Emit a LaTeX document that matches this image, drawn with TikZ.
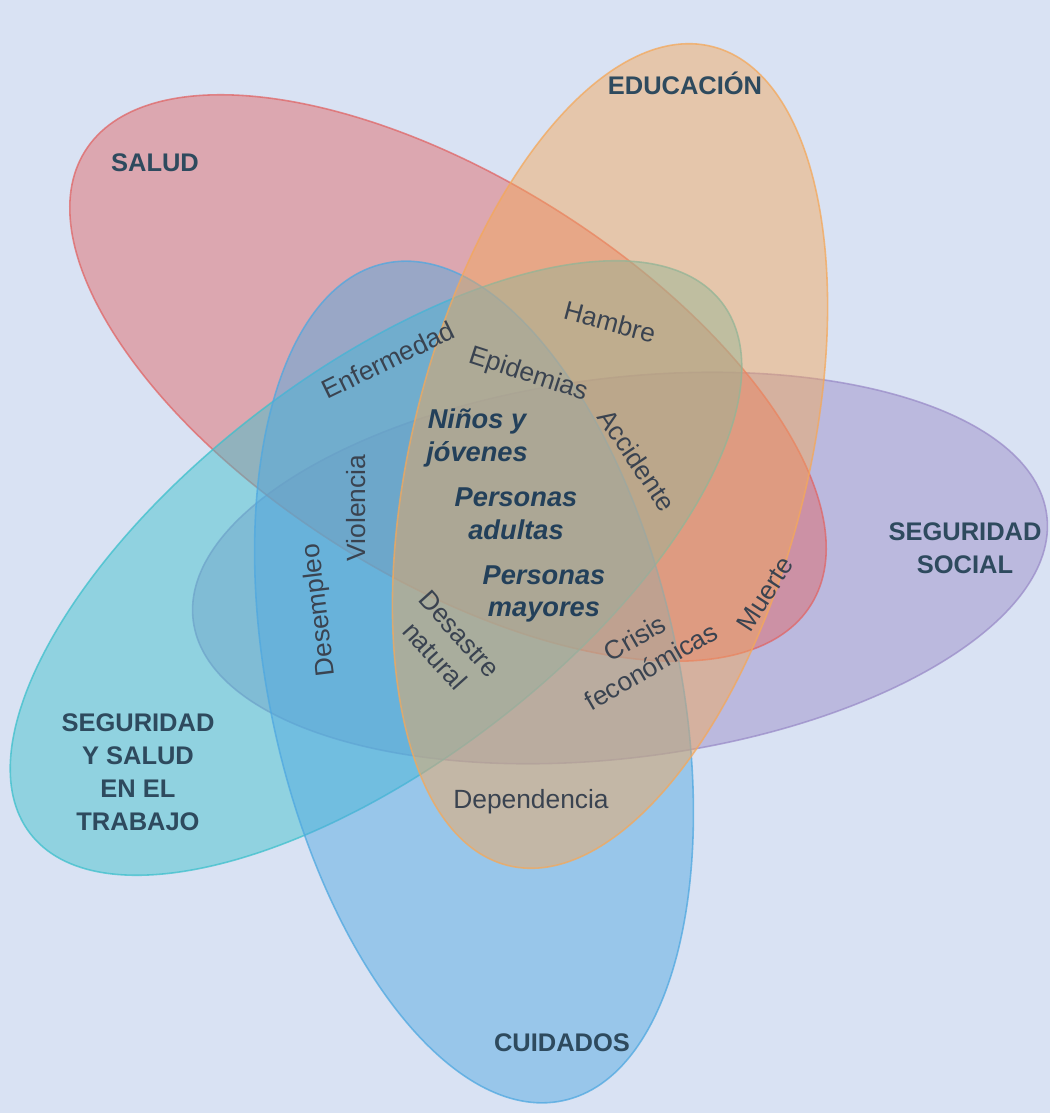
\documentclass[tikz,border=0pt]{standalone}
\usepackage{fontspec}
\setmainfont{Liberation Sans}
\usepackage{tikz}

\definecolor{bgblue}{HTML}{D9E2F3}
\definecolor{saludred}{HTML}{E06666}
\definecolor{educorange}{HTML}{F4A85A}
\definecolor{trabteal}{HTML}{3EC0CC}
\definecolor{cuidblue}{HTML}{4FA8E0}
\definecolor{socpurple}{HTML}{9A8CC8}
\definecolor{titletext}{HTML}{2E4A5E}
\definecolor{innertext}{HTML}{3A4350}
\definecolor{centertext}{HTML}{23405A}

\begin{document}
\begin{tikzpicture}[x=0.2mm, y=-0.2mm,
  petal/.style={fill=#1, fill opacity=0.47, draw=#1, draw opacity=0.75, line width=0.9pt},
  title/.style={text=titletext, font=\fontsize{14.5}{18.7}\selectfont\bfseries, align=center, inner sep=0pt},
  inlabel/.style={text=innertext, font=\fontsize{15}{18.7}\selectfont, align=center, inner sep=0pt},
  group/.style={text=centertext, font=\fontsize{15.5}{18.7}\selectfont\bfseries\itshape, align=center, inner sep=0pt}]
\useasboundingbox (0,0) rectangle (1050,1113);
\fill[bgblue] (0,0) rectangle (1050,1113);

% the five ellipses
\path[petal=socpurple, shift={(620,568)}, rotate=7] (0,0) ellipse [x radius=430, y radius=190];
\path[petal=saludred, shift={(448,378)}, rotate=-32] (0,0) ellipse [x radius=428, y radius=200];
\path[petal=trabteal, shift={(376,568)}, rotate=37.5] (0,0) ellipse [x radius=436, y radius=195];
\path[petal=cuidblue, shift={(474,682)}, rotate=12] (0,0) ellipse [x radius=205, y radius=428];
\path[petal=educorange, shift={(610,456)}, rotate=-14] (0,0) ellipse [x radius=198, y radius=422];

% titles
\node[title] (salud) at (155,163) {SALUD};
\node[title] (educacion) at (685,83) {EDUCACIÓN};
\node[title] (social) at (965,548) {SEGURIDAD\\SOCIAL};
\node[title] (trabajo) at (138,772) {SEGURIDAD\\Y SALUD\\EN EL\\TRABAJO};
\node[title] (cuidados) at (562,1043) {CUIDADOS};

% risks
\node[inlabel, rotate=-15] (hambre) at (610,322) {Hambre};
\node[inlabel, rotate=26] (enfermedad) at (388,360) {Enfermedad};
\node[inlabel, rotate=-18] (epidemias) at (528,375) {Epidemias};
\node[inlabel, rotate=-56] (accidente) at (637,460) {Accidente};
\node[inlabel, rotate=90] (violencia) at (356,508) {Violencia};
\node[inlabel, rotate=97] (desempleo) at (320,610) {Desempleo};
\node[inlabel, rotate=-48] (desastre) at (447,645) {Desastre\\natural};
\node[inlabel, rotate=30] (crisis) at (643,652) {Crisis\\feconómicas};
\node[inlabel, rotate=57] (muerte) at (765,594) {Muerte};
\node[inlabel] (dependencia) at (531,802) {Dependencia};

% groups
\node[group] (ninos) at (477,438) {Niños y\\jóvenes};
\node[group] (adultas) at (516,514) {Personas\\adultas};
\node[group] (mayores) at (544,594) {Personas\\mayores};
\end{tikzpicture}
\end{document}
+-------+
Give all the lines above again, character for character, without pictures.

Emit a LaTeX document that matches this image, drawn with TikZ.
\documentclass[tikz,border=0pt]{standalone}
\usepackage{fontspec}
\setmainfont{Liberation Sans}
\usepackage{tikz}

\definecolor{bgblue}{HTML}{D9E2F3}
\definecolor{saludred}{HTML}{E06666}
\definecolor{educorange}{HTML}{F4A85A}
\definecolor{trabteal}{HTML}{3EC0CC}
\definecolor{cuidblue}{HTML}{4FA8E0}
\definecolor{socpurple}{HTML}{9A8CC8}
\definecolor{titletext}{HTML}{2E4A5E}
\definecolor{innertext}{HTML}{3A4350}
\definecolor{centertext}{HTML}{23405A}

\begin{document}
\begin{tikzpicture}[x=0.2mm, y=-0.2mm,
  petal/.style={fill=#1, fill opacity=0.47, draw=#1, draw opacity=0.75, line width=0.9pt},
  title/.style={text=titletext, font=\fontsize{14.5}{18.7}\selectfont\bfseries, align=center, inner sep=0pt},
  inlabel/.style={text=innertext, font=\fontsize{15}{18.7}\selectfont, align=center, inner sep=0pt},
  group/.style={text=centertext, font=\fontsize{15.5}{18.7}\selectfont\bfseries\itshape, align=center, inner sep=0pt}]
\useasboundingbox (0,0) rectangle (1050,1113);
\fill[bgblue] (0,0) rectangle (1050,1113);

% the five ellipses
\path[petal=socpurple, shift={(620,568)}, rotate=7] (0,0) ellipse [x radius=430, y radius=190];
\path[petal=saludred, shift={(448,378)}, rotate=-32] (0,0) ellipse [x radius=428, y radius=200];
\path[petal=trabteal, shift={(376,568)}, rotate=37.5] (0,0) ellipse [x radius=436, y radius=195];
\path[petal=cuidblue, shift={(474,682)}, rotate=12] (0,0) ellipse [x radius=205, y radius=428];
\path[petal=educorange, shift={(610,456)}, rotate=-14] (0,0) ellipse [x radius=198, y radius=422];

% titles
\node[title] (salud) at (155,163) {SALUD};
\node[title] (educacion) at (685,83) {EDUCACIÓN};
\node[title] (social) at (965,548) {SEGURIDAD\\SOCIAL};
\node[title] (trabajo) at (138,772) {SEGURIDAD\\Y SALUD\\EN EL\\TRABAJO};
\node[title] (cuidados) at (562,1043) {CUIDADOS};

% risks
\node[inlabel, rotate=-15] (hambre) at (610,322) {Hambre};
\node[inlabel, rotate=26] (enfermedad) at (388,360) {Enfermedad};
\node[inlabel, rotate=-18] (epidemias) at (528,375) {Epidemias};
\node[inlabel, rotate=-56] (accidente) at (637,460) {Accidente};
\node[inlabel, rotate=90] (violencia) at (356,508) {Violencia};
\node[inlabel, rotate=97] (desempleo) at (320,610) {Desempleo};
\node[inlabel, rotate=-48] (desastre) at (447,645) {Desastre\\natural};
\node[inlabel, rotate=30] (crisis) at (643,652) {Crisis\\feconómicas};
\node[inlabel, rotate=57] (muerte) at (765,594) {Muerte};
\node[inlabel] (dependencia) at (531,802) {Dependencia};

% groups
\node[group] (ninos) at (477,438) {Niños y\\jóvenes};
\node[group] (adultas) at (516,514) {Personas\\adultas};
\node[group] (mayores) at (544,594) {Personas\\mayores};
\end{tikzpicture}
\end{document}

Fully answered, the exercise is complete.